One of the primary origins of Scrum is “The New New Product Development Game” by Hirotaka Takeuchi and Ikujiro Nonaka, published in the Harvard Business Review in 1986. This is the article in which the contrast is made between a traditional sequential or “relay race” approach and a holistic or “rugby” approach. Hence the name Scrum was derived. As part of their explanation of the differences between the approaches, the authors describe three types of approach:
- Type A – single phases, proceeding exactly sequential
- Type B – single phases, overlapping at their borders
- Type C – multiple phases, overlapping each other
The Type C diagram was in my mind when I was putting together the diagrams towards the end of The Anatomy of an MMF, and I think this approach actually describes a Kanban based approach pretty accurately, where we recognise and allow phases to exists as necessary, but at the same time encourage whole team collaboration.

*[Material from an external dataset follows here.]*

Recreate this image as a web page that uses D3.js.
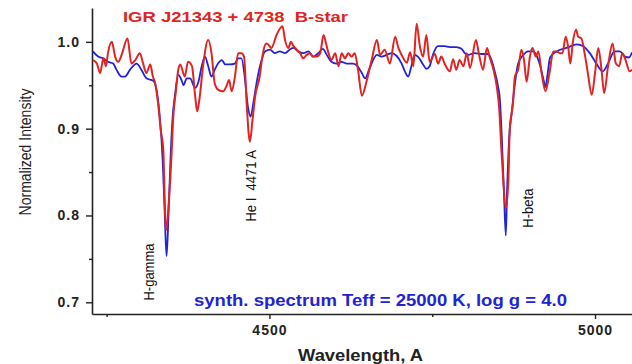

Jeff Sutherland has also reinterpreted the classifications to describe how Scrum’s Sprints progress:
- Type A – single Sprints, proceeding exactly sequential
- Type B – single Sprints, overlapping at their borders
- Type C – multiple Sprints, overlapping each other
Another way of describing this evolution could be to say that Type C is multiple, overlapping MMFs, where each MMF is variable length and not time-boxed. Its worth noting that The New New Product Development Game makes no mention of time-boxes!